Information shown »
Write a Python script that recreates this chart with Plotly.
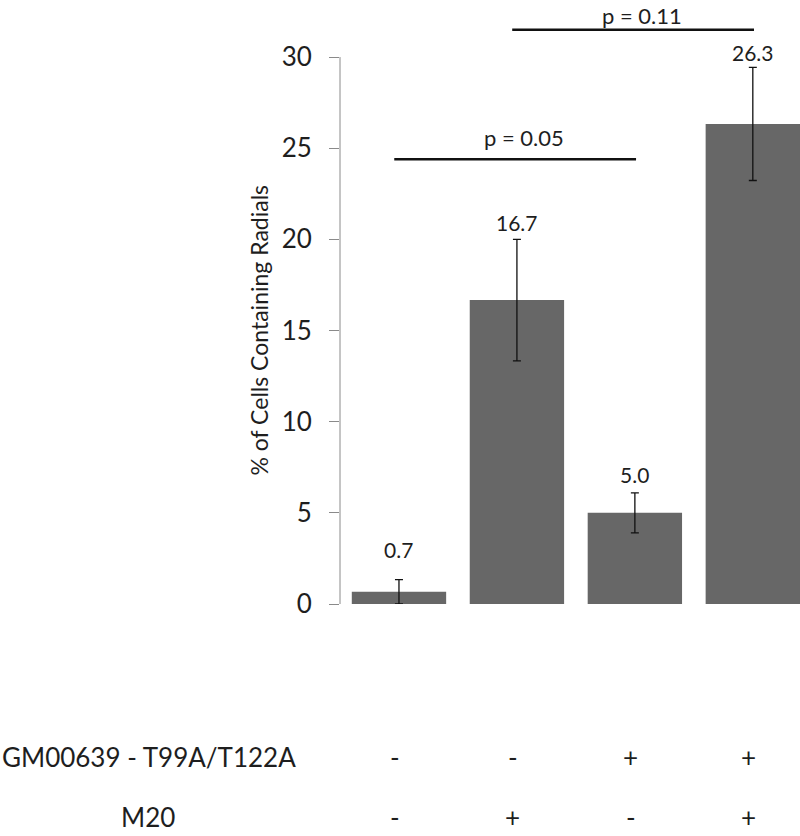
import plotly.graph_objects as go

# ---- data ----
conditions = ["c1", "c2", "c3", "c4"]
pct_radials = [0.67, 16.67, 5.0, 26.33]
pct_error = [0.67, 3.33, 1.1, 3.1]
value_labels = ["0.7", "16.7", "5.0", "26.3"]
gm_row = ["-", "-", "+", "+"]
m20_row = ["-", "+", "-", "+"]
row_names = ["GM00639 - T99A/T122A", "M20"]
bracket_pairs = [(0, 2), (1, 3)]
bracket_heights = [24.4, 31.5]
bracket_texts = ["p = 0.05", "p = 0.11"]
y_ticks = [0, 5, 10, 15, 20, 25, 30]

# ---- style ----
FONT = "Lato"
TXT = "#1e1e1e"
BAR = "#676767"
AXC = "#8a8a8a"
label_shift = [16, 2, 4, 0]

xs = list(range(len(conditions)))

fig = go.Figure()
fig.add_trace(go.Bar(
    x=xs, y=pct_radials, width=0.8,
    marker=dict(color=BAR, line=dict(width=0)),
    error_y=dict(type="data", array=pct_error, visible=True,
                 color="#111111", thickness=1.3, width=4),
    hoverinfo="skip", showlegend=False,
))

annotations = []
for i, (v, e, t) in enumerate(zip(pct_radials, pct_error, value_labels)):
    annotations.append(dict(x=i, y=v + e, xref="x", yref="y", text=t,
                            showarrow=False, yanchor="bottom", yshift=label_shift[i],
                            font=dict(family=FONT, size=21, color=TXT)))

shapes = []
for k, ((a, b), h, t) in enumerate(zip(bracket_pairs, bracket_heights, bracket_texts)):
    shapes.append(dict(type="line", xref="x", yref="y", x0=a - 0.04, x1=b + 0.01,
                       y0=h, y1=h, line=dict(color="#111111", width=2.5)))
    if k == 0:
        annotations.append(dict(x=(a + b) / 2, y=h, xref="x", yref="y", text=t,
                                showarrow=False, yanchor="bottom", yshift=6, xshift=7,
                                font=dict(family=FONT, size=22, color=TXT)))
    else:
        # top bracket label sits against the top edge of the figure
        annotations.append(dict(x=(a + b) / 2, y=1, xref="x", yref="paper", text=t,
                                showarrow=False, yanchor="top", xshift=7,
                                font=dict(family=FONT, size=22, color=TXT)))

# y axis line from 0 to 30 only
shapes.append(dict(type="line", xref="paper", yref="y", x0=0, x1=0,
                   y0=y_ticks[0], y1=y_ticks[-1], line=dict(color=AXC, width=1)))

# y axis title
annotations.append(dict(x=-81 / 460, y=15, xref="paper", yref="y",
                        text="% of Cells Containing Radials", textangle=-90,
                        showarrow=False, xanchor="center", yanchor="middle",
                        font=dict(family=FONT, size=23, color=TXT)))

# condition rows below the chart
row_y = [-153 / 604, -213 / 604]
for r, (row, ry) in enumerate(zip([gm_row, m20_row], row_y)):
    for i, s in enumerate(row):
        annotations.append(dict(x=i, y=ry, xref="x", yref="paper", text=s,
                                showarrow=False, yanchor="middle", xshift=-4,
                                font=dict(family=FONT, size=26, color=TXT)))
annotations.append(dict(x=-340 / 460, y=row_y[0], xref="paper", yref="paper",
                        text=row_names[0], showarrow=False, xanchor="left",
                        yanchor="middle", font=dict(family=FONT, size=26, color=TXT)))
annotations.append(dict(x=(148 - 340) / 460, y=row_y[1], xref="paper", yref="paper",
                        text=row_names[1], showarrow=False, xanchor="center",
                        yanchor="middle", font=dict(family=FONT, size=26, color=TXT)))

fig.update_layout(
    width=800, height=836,
    margin=dict(l=340, r=0, t=0, b=232),
    paper_bgcolor="white", plot_bgcolor="white",
    shapes=shapes, annotations=annotations,
    xaxis=dict(range=[-0.5, 3.4], showticklabels=False, showline=False,
               showgrid=False, zeroline=False, ticks=""),
    yaxis=dict(range=[0, 33.13], tickvals=y_ticks, ticks="outside", ticklen=10,
               tickcolor=AXC, tickwidth=1, showline=False, showgrid=False,
               zeroline=False, ticklabelstandoff=12,
               tickfont=dict(family=FONT, size=26, color=TXT)),
)

fig.write_html("out.html", config={"displayModeBar": False},
               post_script="document.body.style.margin='0';document.body.style.overflow='hidden';")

Objective » Without the pictures, please reproduce each line of the listing above exactly, from the first one through the line bearing "import plotly.graph_objects as go".

Answer for this exercise »
Write a Python script that recreates this chart with Plotly.
import plotly.graph_objects as go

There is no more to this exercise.